• Stated exercise: In the data that follows, count the lines in which the word "chart" occurs, and report that figure alone.

• Data provided:

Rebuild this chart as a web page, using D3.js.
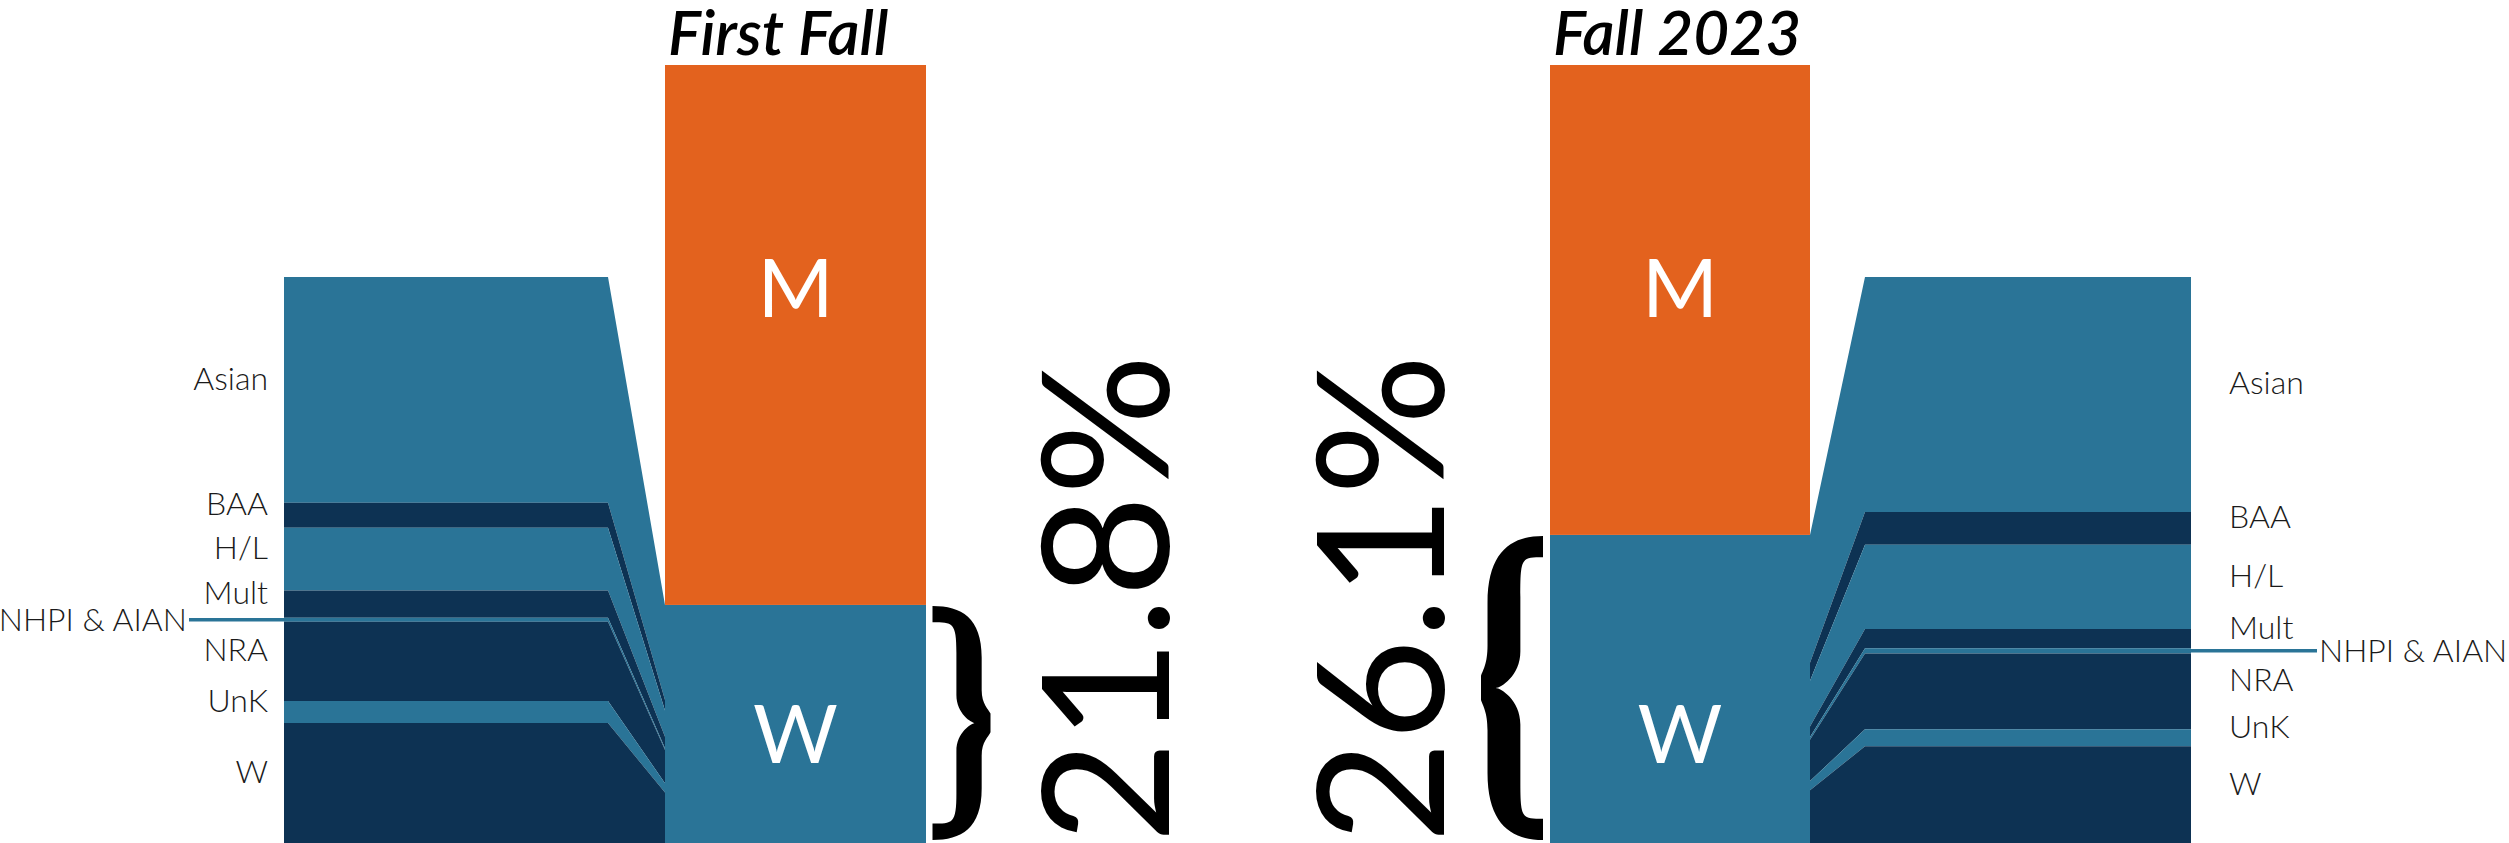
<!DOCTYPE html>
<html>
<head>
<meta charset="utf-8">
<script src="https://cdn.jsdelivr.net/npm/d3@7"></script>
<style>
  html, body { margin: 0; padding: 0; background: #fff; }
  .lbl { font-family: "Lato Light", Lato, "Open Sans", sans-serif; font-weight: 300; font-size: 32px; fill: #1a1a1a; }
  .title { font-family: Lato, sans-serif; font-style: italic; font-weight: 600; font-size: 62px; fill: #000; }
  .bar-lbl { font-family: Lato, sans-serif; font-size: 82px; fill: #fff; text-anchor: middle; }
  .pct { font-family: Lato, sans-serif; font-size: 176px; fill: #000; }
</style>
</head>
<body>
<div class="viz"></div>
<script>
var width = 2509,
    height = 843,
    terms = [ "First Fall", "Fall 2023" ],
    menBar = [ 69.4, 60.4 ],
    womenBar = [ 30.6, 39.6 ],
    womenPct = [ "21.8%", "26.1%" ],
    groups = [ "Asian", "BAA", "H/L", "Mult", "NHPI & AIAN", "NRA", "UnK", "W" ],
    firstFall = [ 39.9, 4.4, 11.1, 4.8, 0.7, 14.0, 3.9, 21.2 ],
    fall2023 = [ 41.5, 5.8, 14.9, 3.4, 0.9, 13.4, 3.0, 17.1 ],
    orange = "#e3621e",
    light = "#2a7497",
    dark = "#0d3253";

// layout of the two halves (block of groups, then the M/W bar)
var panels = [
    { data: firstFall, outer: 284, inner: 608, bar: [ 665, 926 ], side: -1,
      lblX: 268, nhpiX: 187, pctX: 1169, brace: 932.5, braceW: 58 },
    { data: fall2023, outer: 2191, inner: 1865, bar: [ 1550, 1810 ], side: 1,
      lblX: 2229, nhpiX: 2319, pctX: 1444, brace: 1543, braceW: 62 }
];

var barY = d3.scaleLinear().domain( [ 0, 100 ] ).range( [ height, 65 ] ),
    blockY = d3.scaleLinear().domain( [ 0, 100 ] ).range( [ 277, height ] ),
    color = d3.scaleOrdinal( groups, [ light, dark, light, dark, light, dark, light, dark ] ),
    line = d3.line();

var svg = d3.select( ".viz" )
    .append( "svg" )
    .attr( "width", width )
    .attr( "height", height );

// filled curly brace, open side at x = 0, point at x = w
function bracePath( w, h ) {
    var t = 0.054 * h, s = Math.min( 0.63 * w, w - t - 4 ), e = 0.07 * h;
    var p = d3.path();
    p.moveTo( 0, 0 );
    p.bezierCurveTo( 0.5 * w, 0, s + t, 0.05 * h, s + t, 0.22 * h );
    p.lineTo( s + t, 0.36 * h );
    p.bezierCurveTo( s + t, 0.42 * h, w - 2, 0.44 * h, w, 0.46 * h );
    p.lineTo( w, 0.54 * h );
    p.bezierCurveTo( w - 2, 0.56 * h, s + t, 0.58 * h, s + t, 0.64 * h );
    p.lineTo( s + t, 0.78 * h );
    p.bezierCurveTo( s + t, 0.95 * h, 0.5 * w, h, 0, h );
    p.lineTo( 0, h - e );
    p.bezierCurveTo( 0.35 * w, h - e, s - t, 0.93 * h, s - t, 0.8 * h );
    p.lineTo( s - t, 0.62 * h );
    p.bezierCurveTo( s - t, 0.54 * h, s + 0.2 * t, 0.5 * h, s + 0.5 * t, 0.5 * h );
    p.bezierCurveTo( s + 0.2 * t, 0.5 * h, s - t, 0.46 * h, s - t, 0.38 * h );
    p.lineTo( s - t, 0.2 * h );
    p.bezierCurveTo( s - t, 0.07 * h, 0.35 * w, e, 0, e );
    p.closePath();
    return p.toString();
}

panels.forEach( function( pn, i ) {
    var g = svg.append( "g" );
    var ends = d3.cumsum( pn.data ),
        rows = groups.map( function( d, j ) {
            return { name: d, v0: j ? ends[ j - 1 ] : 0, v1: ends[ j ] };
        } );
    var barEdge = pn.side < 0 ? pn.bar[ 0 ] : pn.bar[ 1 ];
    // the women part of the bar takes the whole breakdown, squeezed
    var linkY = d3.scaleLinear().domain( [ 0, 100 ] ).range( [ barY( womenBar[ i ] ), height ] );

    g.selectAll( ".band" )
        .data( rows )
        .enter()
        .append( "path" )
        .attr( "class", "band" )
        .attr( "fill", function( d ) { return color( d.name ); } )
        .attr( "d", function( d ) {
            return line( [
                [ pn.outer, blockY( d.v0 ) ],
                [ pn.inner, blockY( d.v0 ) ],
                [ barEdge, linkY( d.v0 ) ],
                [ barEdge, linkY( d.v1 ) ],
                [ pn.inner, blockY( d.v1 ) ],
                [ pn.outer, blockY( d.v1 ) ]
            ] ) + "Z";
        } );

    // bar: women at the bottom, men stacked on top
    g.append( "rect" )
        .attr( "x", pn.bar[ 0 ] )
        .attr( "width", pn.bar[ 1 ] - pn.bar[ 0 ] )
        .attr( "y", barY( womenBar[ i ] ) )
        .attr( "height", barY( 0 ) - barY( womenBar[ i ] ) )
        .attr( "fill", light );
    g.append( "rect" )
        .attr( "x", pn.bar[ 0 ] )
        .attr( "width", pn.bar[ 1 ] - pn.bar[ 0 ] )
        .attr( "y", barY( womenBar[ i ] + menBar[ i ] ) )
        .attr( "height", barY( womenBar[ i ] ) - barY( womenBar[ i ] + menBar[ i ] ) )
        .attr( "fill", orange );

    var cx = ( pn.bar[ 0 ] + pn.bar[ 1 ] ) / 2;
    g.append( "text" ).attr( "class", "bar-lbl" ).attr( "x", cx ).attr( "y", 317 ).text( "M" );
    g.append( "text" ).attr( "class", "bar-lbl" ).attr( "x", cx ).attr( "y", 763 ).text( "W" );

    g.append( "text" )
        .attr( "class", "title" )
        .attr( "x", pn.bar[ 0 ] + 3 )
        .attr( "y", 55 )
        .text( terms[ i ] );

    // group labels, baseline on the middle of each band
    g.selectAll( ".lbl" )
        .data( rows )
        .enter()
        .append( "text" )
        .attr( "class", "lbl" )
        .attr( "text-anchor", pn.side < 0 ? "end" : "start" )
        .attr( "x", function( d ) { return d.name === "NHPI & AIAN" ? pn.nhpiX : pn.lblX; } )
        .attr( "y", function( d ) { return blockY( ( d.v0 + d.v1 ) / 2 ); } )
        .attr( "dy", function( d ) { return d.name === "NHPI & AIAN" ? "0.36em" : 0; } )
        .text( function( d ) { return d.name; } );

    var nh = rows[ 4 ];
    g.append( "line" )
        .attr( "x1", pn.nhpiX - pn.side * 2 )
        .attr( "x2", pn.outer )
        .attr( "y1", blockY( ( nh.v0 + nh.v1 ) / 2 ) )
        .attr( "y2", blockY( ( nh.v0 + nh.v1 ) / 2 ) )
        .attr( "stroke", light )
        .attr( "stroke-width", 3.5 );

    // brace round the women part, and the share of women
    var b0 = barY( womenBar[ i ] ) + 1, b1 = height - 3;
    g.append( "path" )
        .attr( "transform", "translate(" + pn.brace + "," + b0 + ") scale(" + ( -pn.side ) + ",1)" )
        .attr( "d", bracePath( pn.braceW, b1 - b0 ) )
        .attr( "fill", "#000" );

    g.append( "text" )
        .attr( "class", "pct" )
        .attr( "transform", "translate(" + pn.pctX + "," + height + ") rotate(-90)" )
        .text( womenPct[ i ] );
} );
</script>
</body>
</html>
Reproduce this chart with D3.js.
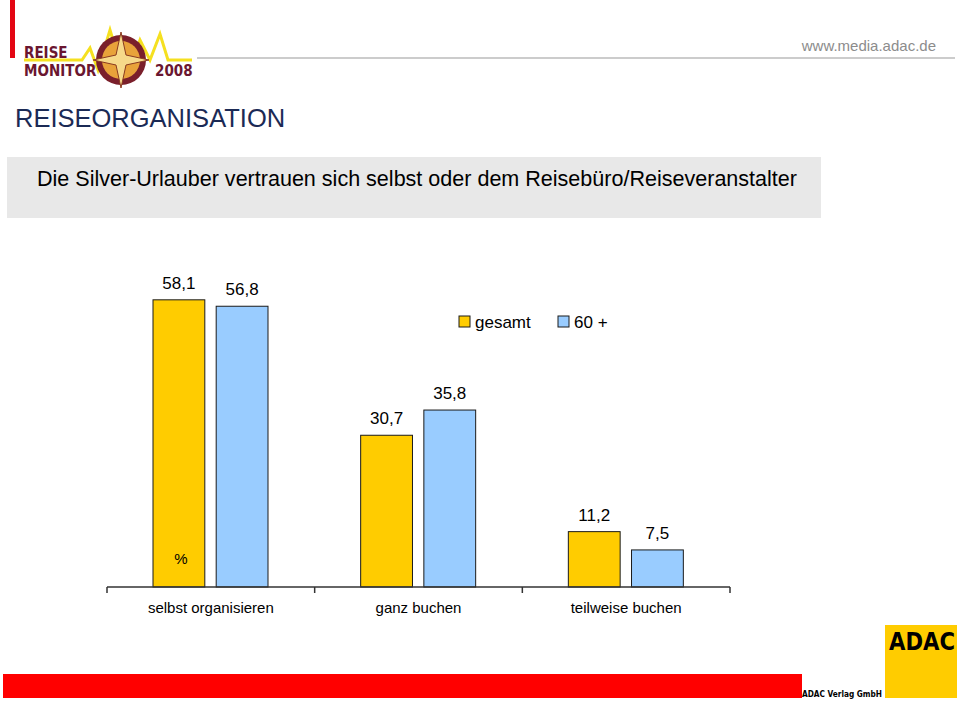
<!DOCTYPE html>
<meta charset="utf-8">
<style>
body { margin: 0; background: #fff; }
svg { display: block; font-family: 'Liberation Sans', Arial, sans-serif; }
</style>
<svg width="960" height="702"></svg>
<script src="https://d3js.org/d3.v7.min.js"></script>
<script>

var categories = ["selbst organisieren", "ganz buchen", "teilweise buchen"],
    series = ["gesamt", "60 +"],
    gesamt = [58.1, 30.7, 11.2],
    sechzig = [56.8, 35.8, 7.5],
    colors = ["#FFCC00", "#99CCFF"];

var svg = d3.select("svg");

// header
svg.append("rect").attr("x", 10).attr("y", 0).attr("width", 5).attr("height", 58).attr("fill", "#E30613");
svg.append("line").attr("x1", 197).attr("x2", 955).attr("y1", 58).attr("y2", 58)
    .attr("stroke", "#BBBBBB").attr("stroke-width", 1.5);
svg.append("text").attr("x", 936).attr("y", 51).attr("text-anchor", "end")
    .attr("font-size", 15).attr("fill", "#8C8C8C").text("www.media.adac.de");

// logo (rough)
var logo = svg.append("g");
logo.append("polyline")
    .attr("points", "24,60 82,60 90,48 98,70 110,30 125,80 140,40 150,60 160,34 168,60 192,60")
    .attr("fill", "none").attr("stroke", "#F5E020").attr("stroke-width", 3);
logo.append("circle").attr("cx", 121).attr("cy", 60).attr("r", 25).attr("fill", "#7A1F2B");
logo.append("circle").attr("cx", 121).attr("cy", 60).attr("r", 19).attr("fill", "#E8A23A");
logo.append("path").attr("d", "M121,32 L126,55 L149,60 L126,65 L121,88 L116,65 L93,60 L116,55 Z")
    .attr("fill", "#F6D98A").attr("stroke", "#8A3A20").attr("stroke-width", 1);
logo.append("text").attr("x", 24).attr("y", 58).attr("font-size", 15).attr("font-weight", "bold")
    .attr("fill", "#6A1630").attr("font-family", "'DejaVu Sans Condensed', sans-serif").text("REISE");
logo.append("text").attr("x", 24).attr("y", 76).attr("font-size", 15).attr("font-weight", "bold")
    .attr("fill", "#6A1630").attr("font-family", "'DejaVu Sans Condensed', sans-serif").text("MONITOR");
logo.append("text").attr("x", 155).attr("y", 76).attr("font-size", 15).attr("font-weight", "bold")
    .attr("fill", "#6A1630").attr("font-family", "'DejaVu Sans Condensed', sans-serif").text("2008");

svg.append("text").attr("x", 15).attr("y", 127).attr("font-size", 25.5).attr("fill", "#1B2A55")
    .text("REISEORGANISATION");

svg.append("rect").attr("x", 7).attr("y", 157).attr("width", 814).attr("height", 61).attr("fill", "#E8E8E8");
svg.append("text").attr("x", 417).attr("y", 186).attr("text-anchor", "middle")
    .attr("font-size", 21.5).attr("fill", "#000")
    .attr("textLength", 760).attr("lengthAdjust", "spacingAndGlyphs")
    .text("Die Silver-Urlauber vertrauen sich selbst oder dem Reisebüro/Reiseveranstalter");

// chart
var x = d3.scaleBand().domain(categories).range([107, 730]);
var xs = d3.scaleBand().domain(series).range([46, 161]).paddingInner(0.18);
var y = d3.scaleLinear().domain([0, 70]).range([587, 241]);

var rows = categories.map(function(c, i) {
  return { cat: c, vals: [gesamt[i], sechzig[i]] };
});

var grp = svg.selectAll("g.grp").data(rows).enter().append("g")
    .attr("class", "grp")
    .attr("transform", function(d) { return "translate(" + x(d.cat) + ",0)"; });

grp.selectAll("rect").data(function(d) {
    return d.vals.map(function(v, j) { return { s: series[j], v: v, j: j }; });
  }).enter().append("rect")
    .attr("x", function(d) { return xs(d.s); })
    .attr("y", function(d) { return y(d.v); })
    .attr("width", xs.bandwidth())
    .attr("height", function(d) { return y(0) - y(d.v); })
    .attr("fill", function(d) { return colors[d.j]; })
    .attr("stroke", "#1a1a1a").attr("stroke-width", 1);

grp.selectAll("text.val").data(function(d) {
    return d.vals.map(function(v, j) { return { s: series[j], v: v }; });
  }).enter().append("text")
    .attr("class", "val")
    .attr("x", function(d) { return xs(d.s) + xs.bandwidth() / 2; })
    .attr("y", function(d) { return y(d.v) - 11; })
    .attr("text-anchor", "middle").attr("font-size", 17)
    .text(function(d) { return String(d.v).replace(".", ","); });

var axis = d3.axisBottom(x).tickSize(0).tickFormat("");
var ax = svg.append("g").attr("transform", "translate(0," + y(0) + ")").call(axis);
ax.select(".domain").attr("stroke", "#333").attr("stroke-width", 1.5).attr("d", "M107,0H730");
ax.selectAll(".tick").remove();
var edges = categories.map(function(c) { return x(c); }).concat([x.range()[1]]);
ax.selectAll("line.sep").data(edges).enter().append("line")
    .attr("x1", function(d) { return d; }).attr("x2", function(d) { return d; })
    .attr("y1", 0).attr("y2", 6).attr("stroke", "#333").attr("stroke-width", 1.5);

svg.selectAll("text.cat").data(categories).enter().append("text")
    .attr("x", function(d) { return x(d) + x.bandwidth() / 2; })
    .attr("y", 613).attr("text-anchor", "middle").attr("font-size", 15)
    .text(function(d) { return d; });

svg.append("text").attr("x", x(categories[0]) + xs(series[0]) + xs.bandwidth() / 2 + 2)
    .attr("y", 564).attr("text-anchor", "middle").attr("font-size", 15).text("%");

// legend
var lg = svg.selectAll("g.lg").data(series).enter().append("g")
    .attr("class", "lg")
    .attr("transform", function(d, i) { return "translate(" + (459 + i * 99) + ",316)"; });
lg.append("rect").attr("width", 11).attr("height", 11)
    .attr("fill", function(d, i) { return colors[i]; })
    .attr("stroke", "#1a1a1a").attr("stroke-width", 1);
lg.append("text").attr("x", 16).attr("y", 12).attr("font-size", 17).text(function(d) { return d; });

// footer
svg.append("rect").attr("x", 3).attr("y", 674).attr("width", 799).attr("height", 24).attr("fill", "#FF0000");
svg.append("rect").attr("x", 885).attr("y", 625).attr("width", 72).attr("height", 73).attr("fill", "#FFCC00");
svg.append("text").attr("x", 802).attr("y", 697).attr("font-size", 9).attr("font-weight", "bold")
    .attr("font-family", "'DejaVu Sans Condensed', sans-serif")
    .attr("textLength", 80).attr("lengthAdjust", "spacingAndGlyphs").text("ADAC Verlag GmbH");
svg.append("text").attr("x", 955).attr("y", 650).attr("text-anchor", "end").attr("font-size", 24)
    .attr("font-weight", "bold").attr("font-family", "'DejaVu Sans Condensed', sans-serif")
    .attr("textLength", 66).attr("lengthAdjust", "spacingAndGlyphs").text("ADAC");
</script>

• Finished exercise: 3